Singleton's student-athletes also expressed admiration for her ability to push them while making sure they understood why.
"She always saw greatness in us no matter what — she always had a smile on her face, even when she was yelling at us," junior Kamryn Simmons recounted to The Daily Beast.
Singleton's funeral is the second announced since the shooting. On Saturday, state officials announced that a large funeral service for state senator and AME pastor Clementa Pinckney, who was also killed in the shooting on Wednesday, would be held Friday at the historic church, which has served as the oldest black congregation in the South. Prior to his burial on Saturday, state authorities added, the senator's body would lie in state from 1 p.m. to 5 p.m. in the capitol rotunda of the South Carolina State House in Columbia. Mourners would also have the opportunity to attend additional viewings and services throughout the day on Thursday, first at the St. John AME Church in Ridgeland from 11 a.m. to 4 p.m., and later from 6 p.m. to 8 p.m. at the Charleston church where he died.

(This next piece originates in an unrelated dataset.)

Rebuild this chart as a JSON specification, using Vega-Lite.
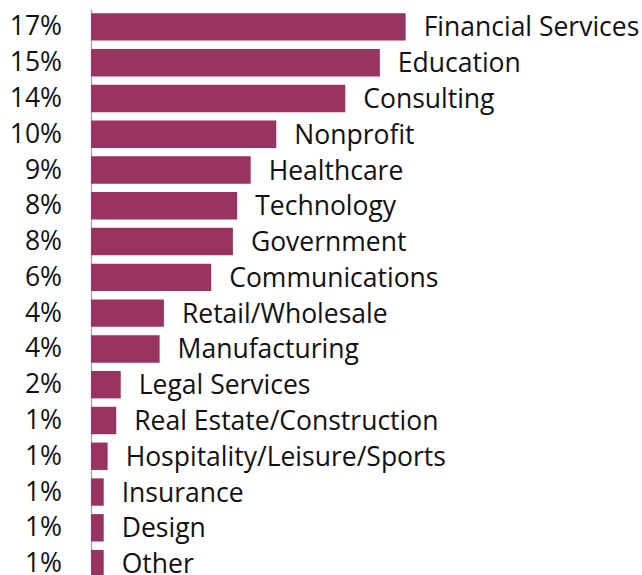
{
  "$schema": "https://vega.github.io/schema/vega-lite/v6.json",
  "autosize": {"type": "none"},
  "width": 551,
  "height": 566,
  "padding": {"left": 91, "top": 9, "right": 0, "bottom": 0},
  "background": "white",
  "config": {"view": {"stroke": null}, "font": "Open Sans"},
  "data": {
    "values": [
      {"category": "Financial Services", "value": 16.83, "label": "17%"},
      {"category": "Education", "value": 15.45, "label": "15%"},
      {"category": "Consulting", "value": 13.6, "label": "14%"},
      {"category": "Nonprofit", "value": 9.91, "label": "10%"},
      {"category": "Healthcare", "value": 8.54, "label": "9%"},
      {"category": "Technology", "value": 7.82, "label": "8%"},
      {"category": "Government", "value": 7.59, "label": "8%"},
      {"category": "Communications", "value": 6.43, "label": "6%"},
      {"category": "Retail/Wholesale", "value": 3.9, "label": "4%"},
      {"category": "Manufacturing", "value": 3.67, "label": "4%"},
      {"category": "Legal Services", "value": 1.59, "label": "2%"},
      {"category": "Real Estate/Construction", "value": 1.35, "label": "1%"},
      {"category": "Hospitality/Leisure/Sports", "value": 0.89, "label": "1%"},
      {"category": "Insurance", "value": 0.68, "label": "1%"},
      {"category": "Design", "value": 0.68, "label": "1%"},
      {"category": "Other", "value": 0.68, "label": "1%"}
    ]
  },
  "encoding": {
    "y": {
      "field": "category",
      "type": "nominal",
      "sort": null,
      "scale": {"range": [0, 572.5], "paddingInner": 0.234, "paddingOuter": 0.117},
      "axis": {"labels": false, "ticks": false, "title": null, "domainColor": "#a0a0a0", "domainWidth": 1.2}
    }
  },
  "layer": [
    {
      "mark": {"type": "bar", "color": "#993462"},
      "encoding": {
        "x": {"field": "value", "type": "quantitative", "scale": {"domain": [0, 29.47], "nice": false}, "axis": null}
      }
    },
    {
      "mark": {"type": "text", "align": "left", "baseline": "middle", "dx": 18, "dy": 1.5, "fontSize": 26.5, "color": "#111111"},
      "encoding": {
        "x": {"field": "value", "type": "quantitative"},
        "text": {"field": "category"}
      }
    },
    {
      "mark": {"type": "text", "align": "right", "baseline": "middle", "dx": -29, "dy": 0.5, "fontSize": 26.5, "color": "#111111"},
      "encoding": {
        "x": {"datum": 0, "type": "quantitative"},
        "text": {"field": "label"}
      }
    }
  ]
}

On Monday evening, White House Press Secretary Josh Earnest announced during a briefing that President Obama would deliver eulogy remarks at Pinckney's funeral services on Friday. An avid supporter, Pinckney had first met the Obamas on the president's 2008 campaign trail.
Marchers at Sunday's rally were confident that the community will be able to heal, despite the tragic loss of such prolific community members.
"I sat and looked at the crowd, from all walks of life, and I feel promise," said Khalil Santos, who had brought his two sons to Sunday's "Bridge to Peace" event, in a comment to The Post and Courier. "It gives me hope."